'''
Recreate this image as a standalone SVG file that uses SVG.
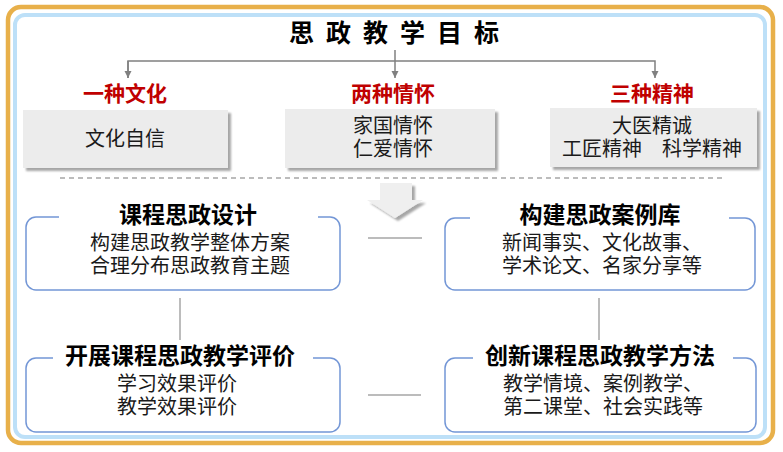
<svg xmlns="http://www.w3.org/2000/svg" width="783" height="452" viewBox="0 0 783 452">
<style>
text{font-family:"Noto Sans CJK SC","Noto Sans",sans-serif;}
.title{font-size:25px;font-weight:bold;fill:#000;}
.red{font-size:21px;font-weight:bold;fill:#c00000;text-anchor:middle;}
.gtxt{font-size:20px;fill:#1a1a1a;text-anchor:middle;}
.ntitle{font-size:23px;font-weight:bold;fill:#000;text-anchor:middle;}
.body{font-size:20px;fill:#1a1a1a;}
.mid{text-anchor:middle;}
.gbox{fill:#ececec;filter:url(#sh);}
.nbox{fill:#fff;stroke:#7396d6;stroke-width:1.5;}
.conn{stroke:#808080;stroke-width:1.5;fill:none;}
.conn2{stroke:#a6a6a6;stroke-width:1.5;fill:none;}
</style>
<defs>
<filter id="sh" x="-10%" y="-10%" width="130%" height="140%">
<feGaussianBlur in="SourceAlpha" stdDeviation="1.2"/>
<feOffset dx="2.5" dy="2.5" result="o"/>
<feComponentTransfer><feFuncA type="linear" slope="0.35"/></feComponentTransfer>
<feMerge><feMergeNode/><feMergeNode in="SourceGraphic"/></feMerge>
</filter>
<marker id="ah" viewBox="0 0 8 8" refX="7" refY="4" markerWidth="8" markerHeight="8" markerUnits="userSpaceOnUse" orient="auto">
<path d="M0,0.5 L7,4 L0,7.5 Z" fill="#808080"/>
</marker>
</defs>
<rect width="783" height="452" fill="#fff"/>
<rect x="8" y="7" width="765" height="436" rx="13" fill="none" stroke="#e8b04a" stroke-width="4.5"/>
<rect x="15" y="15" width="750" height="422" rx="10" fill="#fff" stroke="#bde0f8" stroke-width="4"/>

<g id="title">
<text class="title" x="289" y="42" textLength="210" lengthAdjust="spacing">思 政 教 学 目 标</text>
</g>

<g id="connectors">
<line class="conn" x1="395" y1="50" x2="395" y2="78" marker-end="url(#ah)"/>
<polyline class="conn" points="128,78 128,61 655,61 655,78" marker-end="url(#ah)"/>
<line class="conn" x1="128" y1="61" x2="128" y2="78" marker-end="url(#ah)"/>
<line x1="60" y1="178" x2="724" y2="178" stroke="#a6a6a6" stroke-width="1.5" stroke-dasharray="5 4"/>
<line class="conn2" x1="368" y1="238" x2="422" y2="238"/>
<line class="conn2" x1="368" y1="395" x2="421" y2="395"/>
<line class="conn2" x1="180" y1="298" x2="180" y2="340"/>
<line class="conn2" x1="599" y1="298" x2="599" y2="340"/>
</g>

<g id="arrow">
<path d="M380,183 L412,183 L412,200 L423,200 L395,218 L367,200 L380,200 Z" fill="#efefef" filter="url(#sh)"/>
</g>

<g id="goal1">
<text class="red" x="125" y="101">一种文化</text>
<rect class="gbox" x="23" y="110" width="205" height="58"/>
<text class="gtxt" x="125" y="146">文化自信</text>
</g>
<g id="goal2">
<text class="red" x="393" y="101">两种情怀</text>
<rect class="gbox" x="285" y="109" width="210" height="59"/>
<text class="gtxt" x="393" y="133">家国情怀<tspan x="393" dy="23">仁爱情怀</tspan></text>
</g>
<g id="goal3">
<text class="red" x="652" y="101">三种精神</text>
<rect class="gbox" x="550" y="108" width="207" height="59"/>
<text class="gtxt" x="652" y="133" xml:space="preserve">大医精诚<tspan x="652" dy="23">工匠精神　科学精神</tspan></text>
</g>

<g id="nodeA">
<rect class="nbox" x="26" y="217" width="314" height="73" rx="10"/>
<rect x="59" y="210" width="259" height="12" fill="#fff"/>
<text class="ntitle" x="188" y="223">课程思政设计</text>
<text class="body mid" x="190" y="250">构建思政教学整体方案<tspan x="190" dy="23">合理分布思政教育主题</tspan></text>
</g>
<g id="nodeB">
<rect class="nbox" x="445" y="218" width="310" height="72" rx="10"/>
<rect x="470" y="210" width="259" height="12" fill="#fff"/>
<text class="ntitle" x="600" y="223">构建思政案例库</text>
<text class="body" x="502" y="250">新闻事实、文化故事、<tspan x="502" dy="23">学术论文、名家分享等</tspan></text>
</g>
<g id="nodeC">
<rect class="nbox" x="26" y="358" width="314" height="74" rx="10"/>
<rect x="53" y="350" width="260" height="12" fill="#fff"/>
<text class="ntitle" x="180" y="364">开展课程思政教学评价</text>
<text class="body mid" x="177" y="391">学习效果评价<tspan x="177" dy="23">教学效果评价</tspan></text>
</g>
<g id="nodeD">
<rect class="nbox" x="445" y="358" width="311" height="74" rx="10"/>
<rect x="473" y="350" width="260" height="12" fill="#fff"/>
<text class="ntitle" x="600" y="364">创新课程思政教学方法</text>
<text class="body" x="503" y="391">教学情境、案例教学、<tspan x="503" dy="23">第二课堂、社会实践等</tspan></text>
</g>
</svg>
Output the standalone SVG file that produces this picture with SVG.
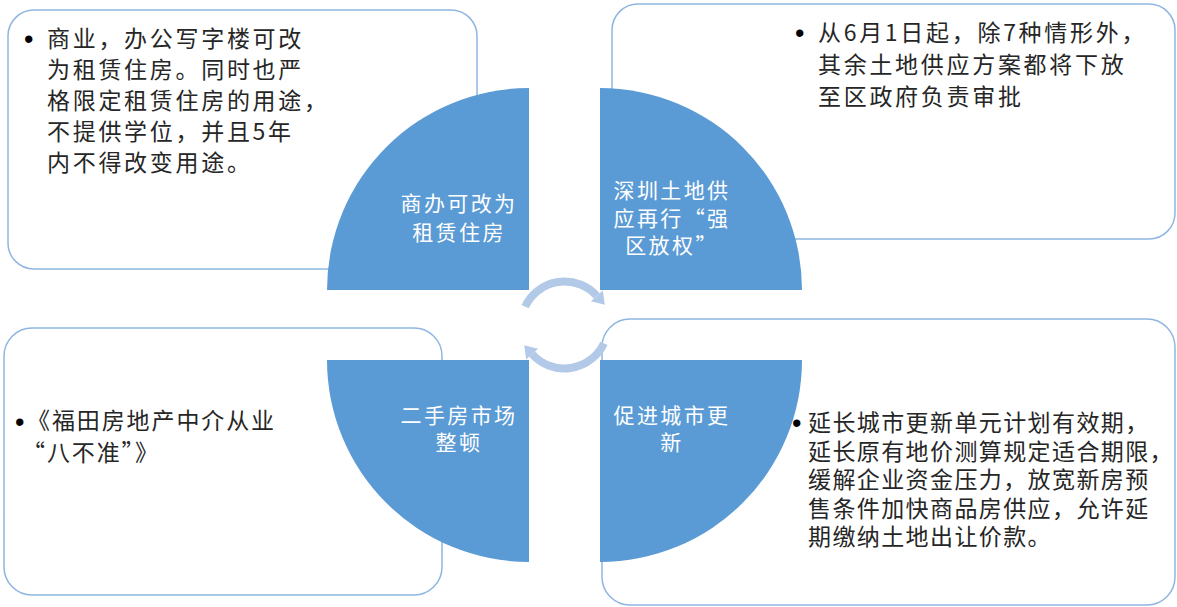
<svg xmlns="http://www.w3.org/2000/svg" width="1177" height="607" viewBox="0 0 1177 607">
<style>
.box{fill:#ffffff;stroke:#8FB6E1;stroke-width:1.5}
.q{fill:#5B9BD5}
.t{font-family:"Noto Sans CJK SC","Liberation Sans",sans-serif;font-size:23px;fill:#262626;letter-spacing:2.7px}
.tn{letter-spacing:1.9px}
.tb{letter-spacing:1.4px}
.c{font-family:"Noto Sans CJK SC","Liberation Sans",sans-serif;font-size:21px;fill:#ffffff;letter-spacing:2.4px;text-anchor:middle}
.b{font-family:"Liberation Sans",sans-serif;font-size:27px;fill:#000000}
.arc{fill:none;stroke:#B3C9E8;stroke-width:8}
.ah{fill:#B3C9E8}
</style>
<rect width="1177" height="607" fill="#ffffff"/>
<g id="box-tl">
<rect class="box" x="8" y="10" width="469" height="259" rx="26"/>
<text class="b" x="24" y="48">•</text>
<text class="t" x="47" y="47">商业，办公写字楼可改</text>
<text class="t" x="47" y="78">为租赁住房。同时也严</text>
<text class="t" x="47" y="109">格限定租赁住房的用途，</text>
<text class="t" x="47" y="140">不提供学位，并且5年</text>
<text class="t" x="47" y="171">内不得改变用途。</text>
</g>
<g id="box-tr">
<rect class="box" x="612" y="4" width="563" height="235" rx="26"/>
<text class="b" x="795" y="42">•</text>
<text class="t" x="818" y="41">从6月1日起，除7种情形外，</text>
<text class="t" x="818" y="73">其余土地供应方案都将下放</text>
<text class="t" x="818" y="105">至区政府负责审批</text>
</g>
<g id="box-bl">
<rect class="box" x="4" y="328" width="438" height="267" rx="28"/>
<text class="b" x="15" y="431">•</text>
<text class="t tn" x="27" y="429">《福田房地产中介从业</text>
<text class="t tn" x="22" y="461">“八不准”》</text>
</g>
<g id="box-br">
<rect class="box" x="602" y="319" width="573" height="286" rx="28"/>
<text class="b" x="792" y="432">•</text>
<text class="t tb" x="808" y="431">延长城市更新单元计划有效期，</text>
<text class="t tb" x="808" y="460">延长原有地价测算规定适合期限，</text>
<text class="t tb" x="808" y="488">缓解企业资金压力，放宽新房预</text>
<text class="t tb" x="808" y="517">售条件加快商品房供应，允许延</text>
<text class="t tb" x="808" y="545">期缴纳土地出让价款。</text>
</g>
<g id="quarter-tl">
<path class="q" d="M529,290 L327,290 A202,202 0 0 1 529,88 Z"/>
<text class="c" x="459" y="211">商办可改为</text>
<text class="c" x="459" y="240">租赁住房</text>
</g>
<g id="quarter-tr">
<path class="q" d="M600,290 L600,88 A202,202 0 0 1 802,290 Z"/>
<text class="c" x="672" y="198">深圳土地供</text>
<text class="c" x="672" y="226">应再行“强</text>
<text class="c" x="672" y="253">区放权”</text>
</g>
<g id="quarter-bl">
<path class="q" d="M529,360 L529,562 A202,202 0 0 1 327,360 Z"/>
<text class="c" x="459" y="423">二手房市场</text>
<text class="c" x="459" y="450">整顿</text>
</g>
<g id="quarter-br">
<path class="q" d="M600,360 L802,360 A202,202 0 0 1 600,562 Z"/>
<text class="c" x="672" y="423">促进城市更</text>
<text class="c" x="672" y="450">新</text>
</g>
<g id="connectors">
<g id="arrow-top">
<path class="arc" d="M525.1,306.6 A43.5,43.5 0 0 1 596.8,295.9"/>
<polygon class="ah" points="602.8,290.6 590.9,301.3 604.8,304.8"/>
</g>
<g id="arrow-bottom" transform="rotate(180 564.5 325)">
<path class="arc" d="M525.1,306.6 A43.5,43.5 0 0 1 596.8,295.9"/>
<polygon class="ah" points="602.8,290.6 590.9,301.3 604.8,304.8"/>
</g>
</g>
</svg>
'''
In the records above, collect each line with "that".

• [COMPLETE RESPONSE]:
Recreate this image as a standalone SVG file that uses SVG.
Output the standalone SVG file that produces this picture with SVG.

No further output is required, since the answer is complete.